One of the areas of the Ukraine/Russia crisis that doesn’t get much attention at the moment is the role of the Orthodox church, its involvement in the political affairs of both countries. I first wrote about it in early March, you can find it here Further to this, at Easter you can see the involvement of the Orthodox church on both sides when you take notice of what was said when they addressed their followers. In Ukraine, Patriarch Filaret condemned Russian aggression, directly calling Russia an enemy. Meanwhile in Russia, Patriarch Kirill while he called for peace and cooperation between Ukraine and Russia he also called for, and I quote “end to the designs of those who want to destroy Holy Russia.”

To understand the full impact of this you need to know what he meant when he said “Holy Russia”, from a Russian nationalist point of view there is no difference between Russia and Ukraine, they are one and the same, the birth of Russia as we know it originates in Ukraine. Modern Russian nationalism sees Ukraine as a country to be fully united into Russia. The Russian Orthodox church is a key proponent of this, Patriarch Kirill is extremely nationalistic and also extremely close to Vladimir Putin. Kirill is a key Putin supporter, preaching from the pulpit that Putin is the man of the hour and there to save Russia and unite “Holy Russia” So we have the Orthodox church, Ukrainian and Russian, both supposedly Christian, using their enormous political power in their respective countries to foment war regarding an idea that goes against anything that is taught by the faith they proclaim to follow.
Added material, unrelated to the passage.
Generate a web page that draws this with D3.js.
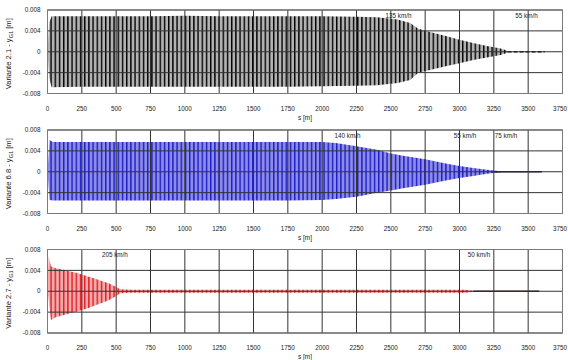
<!DOCTYPE html>
<html>
<head>
<meta charset="utf-8">
<script src="https://cdn.jsdelivr.net/npm/d3@7/dist/d3.min.js"></script>
<style>
  body { margin: 0; background: #fff; }
  svg { display: block; }
  text { font-family: "Liberation Sans", Arial, sans-serif; fill: #222; }
</style>
</head>
<body>
<svg id="chart" width="568" height="360"></svg>
<script>
// Axis ticks shared by the three panels
const xTicks = [0, 250, 500, 750, 1000, 1250, 1500, 1750, 2000, 2250, 2500, 2750, 3000, 3250, 3500, 3750];
const yTicks = [-0.008, -0.004, 0, 0.004, 0.008];
const yTickLabels = ["-0.008", "-0.004", "0", "0.004", "0.008"];

// Variante 2.1 – oscillation envelope along the track (s in m, y in m)
const s21 = [0, 12, 30, 250, 500, 750, 1000, 1250, 1500, 1750, 2000, 2250, 2400, 2550, 2640, 2700, 2800, 2900, 3000, 3100, 3200, 3300, 3350];
const up21 = [0, 0.0056, 0.0068, 0.0068, 0.0068, 0.0068, 0.0069, 0.0068, 0.0068, 0.0068, 0.0068, 0.0067, 0.0066, 0.0062, 0.0055, 0.0044, 0.0037, 0.0030, 0.0023, 0.0017, 0.0011, 0.0006, 0.0002];
const lo21 = [0, -0.0050, -0.0068, -0.0067, -0.0067, -0.0067, -0.0067, -0.0067, -0.0067, -0.0067, -0.0066, -0.0065, -0.0064, -0.0060, -0.0054, -0.0040, -0.0034, -0.0028, -0.0022, -0.0016, -0.0011, -0.0006, -0.0002];
const tail21 = [3350, 3620];
const speeds21 = [{ s: 2556, text: "135 km/h" }, { s: 3488, text: "55 km/h" }];

// Variante 6.8
const s68 = [0, 15, 40, 250, 500, 750, 1000, 1250, 1500, 1750, 2000, 2100, 2250, 2400, 2500, 2600, 2750, 2900, 3000, 3100, 3200, 3300];
const up68 = [0, 0.0061, 0.0057, 0.0057, 0.0057, 0.0057, 0.0057, 0.0057, 0.0057, 0.0057, 0.0057, 0.0055, 0.0049, 0.0042, 0.0035, 0.0030, 0.0024, 0.0016, 0.0011, 0.0007, 0.0004, 0.0001];
const lo68 = [0, -0.0054, -0.0055, -0.0055, -0.0055, -0.0055, -0.0055, -0.0055, -0.0055, -0.0055, -0.0054, -0.0052, -0.0048, -0.0040, -0.0036, -0.0031, -0.0025, -0.0017, -0.0012, -0.0008, -0.0004, -0.0001];
const tail68 = [3250, 3600];
const speeds68 = [{ s: 2185, text: "140 km/h" }, { s: 3040, text: "55 km/h" }, { s: 3339, text: "75 km/h" }];

// Variante 2.7
const s27 = [0, 8, 25, 60, 100, 150, 200, 250, 300, 350, 400, 450, 500, 530, 600, 3040, 3100];
const up27 = [0, 0.0067, 0.0048, 0.0044, 0.0042, 0.0039, 0.0036, 0.0032, 0.0028, 0.0024, 0.0019, 0.0015, 0.0008, 0.0004, 0.0003, 0.0003, 0.0001];
const lo27 = [0, -0.0015, -0.0055, -0.0050, -0.0047, -0.0043, -0.0040, -0.0036, -0.0032, -0.0027, -0.0022, -0.0017, -0.0009, -0.0004, -0.0003, -0.0003, -0.0001];
const tail27 = [3100, 3580];
const speeds27 = [{ s: 491, text: "205 km/h" }, { s: 3142, text: "50 km/h" }];

const panels = [
  { id: "v21", name: "Variante 2.1", s: s21, up: up21, lo: lo21, tail: tail21, speeds: speeds21,
    top: 10, stripe: "#000000", bg: "#b2b2b2", tailColor: "#000", tailDash: "4,2" },
  { id: "v68", name: "Variante 6.8", s: s68, up: up68, lo: lo68, tail: tail68, speeds: speeds68,
    top: 130, stripe: "#1c1cc4", bg: "#8c8ce8", tailColor: "#141450", tailDash: null },
  { id: "v27", name: "Variante 2.7", s: s27, up: up27, lo: lo27, tail: tail27, speeds: speeds27,
    top: 249.5, stripe: "#e01c24", bg: "#f4aaaa", tailColor: "#3a1414", tailDash: null }
];

const svg = d3.select("#chart");
const defs = svg.append("defs");
const left = 47.5, right = 562.5, plotH = 83.5;

const x = d3.scaleLinear().domain([0, 3750]).range([left, right]);

panels.forEach(p => {
  const y = d3.scaleLinear().domain([-0.008, 0.008]).range([p.top + plotH, p.top]);
  const g = svg.append("g");

  // striped fill standing in for the dense oscillation
  const pat = defs.append("pattern")
    .attr("id", "stripe-" + p.id)
    .attr("patternUnits", "userSpaceOnUse")
    .attr("width", 4.2).attr("height", 10);
  pat.append("rect").attr("width", 4.2).attr("height", 10).attr("fill", p.bg);
  pat.append("rect").attr("x", 0).attr("width", 1.4).attr("height", 10).attr("fill", p.stripe);

  g.append("rect")
    .attr("x", left).attr("y", p.top)
    .attr("width", right - left).attr("height", plotH)
    .attr("fill", "#fff");

  const rows = p.s.map((s, i) => ({ s, up: p.up[i], lo: p.lo[i] }));
  const area = d3.area()
    .x(d => x(d.s))
    .y0(d => y(d.lo))
    .y1(d => y(d.up));
  g.append("path").datum(rows)
    .attr("d", area)
    .attr("fill", `url(#stripe-${p.id})`);

  // residual motion after the oscillation has died out
  g.append("line")
    .attr("x1", x(p.tail[0])).attr("x2", x(p.tail[1]))
    .attr("y1", y(0)).attr("y2", y(0))
    .attr("stroke", p.tailColor)
    .attr("stroke-width", 1.3)
    .attr("stroke-dasharray", p.tailDash);

  // grid
  g.append("g").selectAll("line").data(xTicks).join("line")
    .attr("x1", d => x(d)).attr("x2", d => x(d))
    .attr("y1", p.top).attr("y2", p.top + plotH)
    .attr("stroke", "#333").attr("stroke-width", 1);
  g.append("g").selectAll("line").data(yTicks).join("line")
    .attr("x1", left).attr("x2", right)
    .attr("y1", d => y(d)).attr("y2", d => y(d))
    .attr("stroke", "#333").attr("stroke-width", 1);
  g.append("rect")
    .attr("x", left).attr("y", p.top)
    .attr("width", right - left).attr("height", plotH)
    .attr("fill", "none").attr("stroke", "#7a7a7a").attr("stroke-width", 1);

  // y tick labels
  g.append("g").selectAll("text").data(yTicks).join("text")
    .attr("x", 40.5).attr("y", d => y(d) + 2.2)
    .attr("text-anchor", "end")
    .attr("font-size", 6.3)
    .text((d, i) => yTickLabels[i]);

  // x tick labels (the last one is kept inside the page edge)
  const lastTick = xTicks[xTicks.length - 1];
  g.append("g").selectAll("text").data(xTicks).join("text")
    .attr("x", d => d === lastTick ? Math.min(x(d) + 6, 567) : x(d))
    .attr("y", p.top + plotH + 17)
    .attr("text-anchor", d => d === lastTick ? "end" : "middle")
    .attr("font-size", 6.3)
    .text(d => d);

  g.append("text")
    .attr("x", (left + right) / 2).attr("y", p.top + plotH + 26)
    .attr("text-anchor", "middle")
    .attr("font-size", 6.5)
    .text("s [m]");

  // y axis title
  const yt = g.append("text")
    .attr("transform", `translate(11,${p.top + plotH / 2 + 2}) rotate(-90)`)
    .attr("text-anchor", "middle")
    .attr("font-size", 7.6);
  yt.append("tspan").text(p.name + " - y");
  yt.append("tspan").attr("font-size", 5.6).attr("dy", 1.8).text("G1");
  yt.append("tspan").attr("dy", -1.8).text(" [m]");

  // speed annotations
  g.append("g").selectAll("text").data(p.speeds).join("text")
    .attr("x", d => x(d.s)).attr("y", p.top + 7.5)
    .attr("text-anchor", "middle")
    .attr("font-size", 6.3)
    .text(d => d.text);
});
</script>
</body>
</html>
Besides strongly resurgent Russian nationalism, it also appears that there is another reason for Russia’s actions. Appealing to the Russian masses sense of nationalism is a very effective way of taking their minds away from other deeper, systemic problems. The Russian economy is very fragile, money is being drained out of its economy at a huge rate, the national bank is having to use its reserves to maintain liquidity, the banking sector is very fragile, it is facing a situation of sub-prime business loans similar to the sub-prime property loan crisis in the USA back in 2007/2008, the main difference is that the big Russian banks are owned by those who are personally close to Putin. The price of crude oil is falling, the Russian economy is based on oil/gas exports and depends on maintaining a certain price level. At the moment the price is about $110 per barrel. Russia or should I say Putin, needs the price to be about $115 per barrel in order to have enough money to keep paying the people the vast amounts he must for their continued support. Then we have to consider China, its shadow banking sector is in a huge speculative bubble which when it bursts will have implications for the wider Chinese economy, this will depress demand which will be reflected in the amount of energy it consumes and buys from Russian which will further depress oil/gas prices, reducing further the income Russia gets from its energy exports. Faced with these situations, a man such as Putin is going to be pressed into a corner, he will come out fighting, looking for ways to put the blame on others, a war with Ukraine would be a useful distraction, he is being left with little other choice. It is funny in an ironic way, the desire to hold on to power no matter what, will lead people into the most self destructive situations imaginable, and I aim this at the global political, business and religious system, not only Putin. When I look at the world today it reminds me of how the world was shortly before the outbreak of WW1. Watch this space.